#### [TASK DIRECTIONS]
Output every line of the material exactly, omitting images.
+--
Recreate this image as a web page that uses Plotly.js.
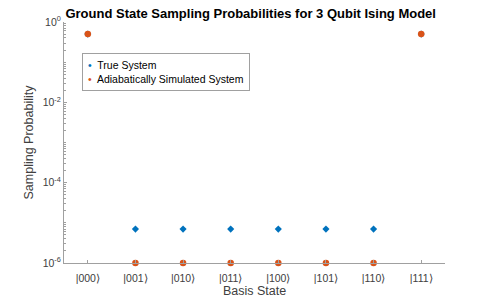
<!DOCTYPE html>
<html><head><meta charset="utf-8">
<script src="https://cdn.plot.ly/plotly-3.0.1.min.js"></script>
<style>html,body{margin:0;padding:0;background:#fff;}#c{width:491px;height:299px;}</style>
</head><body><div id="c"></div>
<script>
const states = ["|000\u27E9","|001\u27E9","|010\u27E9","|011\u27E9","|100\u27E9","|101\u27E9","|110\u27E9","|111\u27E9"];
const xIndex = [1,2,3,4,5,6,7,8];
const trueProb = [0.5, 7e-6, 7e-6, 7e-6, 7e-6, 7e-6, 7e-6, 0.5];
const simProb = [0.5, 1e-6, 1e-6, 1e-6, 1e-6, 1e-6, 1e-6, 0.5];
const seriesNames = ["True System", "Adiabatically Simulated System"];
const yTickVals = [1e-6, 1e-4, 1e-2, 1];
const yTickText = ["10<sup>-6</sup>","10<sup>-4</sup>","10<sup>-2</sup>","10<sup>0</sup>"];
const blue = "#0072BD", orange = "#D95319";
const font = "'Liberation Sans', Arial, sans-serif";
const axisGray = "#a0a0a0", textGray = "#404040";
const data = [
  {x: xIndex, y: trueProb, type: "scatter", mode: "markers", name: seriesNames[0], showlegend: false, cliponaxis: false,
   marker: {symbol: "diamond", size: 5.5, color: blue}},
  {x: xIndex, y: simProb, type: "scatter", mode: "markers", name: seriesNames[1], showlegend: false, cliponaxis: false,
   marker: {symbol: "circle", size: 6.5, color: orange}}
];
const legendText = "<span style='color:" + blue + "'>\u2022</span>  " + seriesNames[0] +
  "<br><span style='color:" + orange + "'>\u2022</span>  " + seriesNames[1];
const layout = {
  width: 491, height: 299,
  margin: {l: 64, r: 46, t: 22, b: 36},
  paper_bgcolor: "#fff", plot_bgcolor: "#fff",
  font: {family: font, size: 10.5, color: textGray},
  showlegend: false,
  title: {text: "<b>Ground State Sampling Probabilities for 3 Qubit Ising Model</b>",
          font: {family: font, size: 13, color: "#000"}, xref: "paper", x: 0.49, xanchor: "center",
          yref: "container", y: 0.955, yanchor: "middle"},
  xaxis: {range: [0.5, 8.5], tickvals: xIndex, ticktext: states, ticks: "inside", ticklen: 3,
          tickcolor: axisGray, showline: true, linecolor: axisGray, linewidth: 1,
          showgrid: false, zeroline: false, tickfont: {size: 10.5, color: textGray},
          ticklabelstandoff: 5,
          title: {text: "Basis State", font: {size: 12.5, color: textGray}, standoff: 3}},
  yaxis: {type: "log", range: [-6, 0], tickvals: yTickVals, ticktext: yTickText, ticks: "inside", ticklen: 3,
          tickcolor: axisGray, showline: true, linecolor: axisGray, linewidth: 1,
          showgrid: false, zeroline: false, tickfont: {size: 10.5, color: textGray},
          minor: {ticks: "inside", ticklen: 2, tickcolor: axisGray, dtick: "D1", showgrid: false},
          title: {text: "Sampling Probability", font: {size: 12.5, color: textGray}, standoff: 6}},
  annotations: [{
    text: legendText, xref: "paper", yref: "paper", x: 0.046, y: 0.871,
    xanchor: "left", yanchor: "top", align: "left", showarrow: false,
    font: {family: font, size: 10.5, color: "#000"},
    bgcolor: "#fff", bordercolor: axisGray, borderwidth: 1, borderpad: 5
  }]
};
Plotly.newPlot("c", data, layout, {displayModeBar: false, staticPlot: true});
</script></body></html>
+--
#### [RESULT FOR THIS EXERCISE]
Recreate this image as a web page that uses Plotly.js.
<!DOCTYPE html>
<html><head><meta charset="utf-8">
<script src="https://cdn.plot.ly/plotly-3.0.1.min.js"></script>
<style>html,body{margin:0;padding:0;background:#fff;}#c{width:491px;height:299px;}</style>
</head><body><div id="c"></div>
<script>
const states = ["|000\u27E9","|001\u27E9","|010\u27E9","|011\u27E9","|100\u27E9","|101\u27E9","|110\u27E9","|111\u27E9"];
const xIndex = [1,2,3,4,5,6,7,8];
const trueProb = [0.5, 7e-6, 7e-6, 7e-6, 7e-6, 7e-6, 7e-6, 0.5];
const simProb = [0.5, 1e-6, 1e-6, 1e-6, 1e-6, 1e-6, 1e-6, 0.5];
const seriesNames = ["True System", "Adiabatically Simulated System"];
const yTickVals = [1e-6, 1e-4, 1e-2, 1];
const yTickText = ["10<sup>-6</sup>","10<sup>-4</sup>","10<sup>-2</sup>","10<sup>0</sup>"];
const blue = "#0072BD", orange = "#D95319";
const font = "'Liberation Sans', Arial, sans-serif";
const axisGray = "#a0a0a0", textGray = "#404040";
const data = [
  {x: xIndex, y: trueProb, type: "scatter", mode: "markers", name: seriesNames[0], showlegend: false, cliponaxis: false,
   marker: {symbol: "diamond", size: 5.5, color: blue}},
  {x: xIndex, y: simProb, type: "scatter", mode: "markers", name: seriesNames[1], showlegend: false, cliponaxis: false,
   marker: {symbol: "circle", size: 6.5, color: orange}}
];
const legendText = "<span style='color:" + blue + "'>\u2022</span>  " + seriesNames[0] +
  "<br><span style='color:" + orange + "'>\u2022</span>  " + seriesNames[1];
const layout = {
  width: 491, height: 299,
  margin: {l: 64, r: 46, t: 22, b: 36},
  paper_bgcolor: "#fff", plot_bgcolor: "#fff",
  font: {family: font, size: 10.5, color: textGray},
  showlegend: false,
  title: {text: "<b>Ground State Sampling Probabilities for 3 Qubit Ising Model</b>",
          font: {family: font, size: 13, color: "#000"}, xref: "paper", x: 0.49, xanchor: "center",
          yref: "container", y: 0.955, yanchor: "middle"},
  xaxis: {range: [0.5, 8.5], tickvals: xIndex, ticktext: states, ticks: "inside", ticklen: 3,
          tickcolor: axisGray, showline: true, linecolor: axisGray, linewidth: 1,
          showgrid: false, zeroline: false, tickfont: {size: 10.5, color: textGray},
          ticklabelstandoff: 5,
          title: {text: "Basis State", font: {size: 12.5, color: textGray}, standoff: 3}},
  yaxis: {type: "log", range: [-6, 0], tickvals: yTickVals, ticktext: yTickText, ticks: "inside", ticklen: 3,
          tickcolor: axisGray, showline: true, linecolor: axisGray, linewidth: 1,
          showgrid: false, zeroline: false, tickfont: {size: 10.5, color: textGray},
          minor: {ticks: "inside", ticklen: 2, tickcolor: axisGray, dtick: "D1", showgrid: false},
          title: {text: "Sampling Probability", font: {size: 12.5, color: textGray}, standoff: 6}},
  annotations: [{
    text: legendText, xref: "paper", yref: "paper", x: 0.046, y: 0.871,
    xanchor: "left", yanchor: "top", align: "left", showarrow: false,
    font: {family: font, size: 10.5, color: "#000"},
    bgcolor: "#fff", bordercolor: axisGray, borderwidth: 1, borderpad: 5
  }]
};
Plotly.newPlot("c", data, layout, {displayModeBar: false, staticPlot: true});
</script></body></html>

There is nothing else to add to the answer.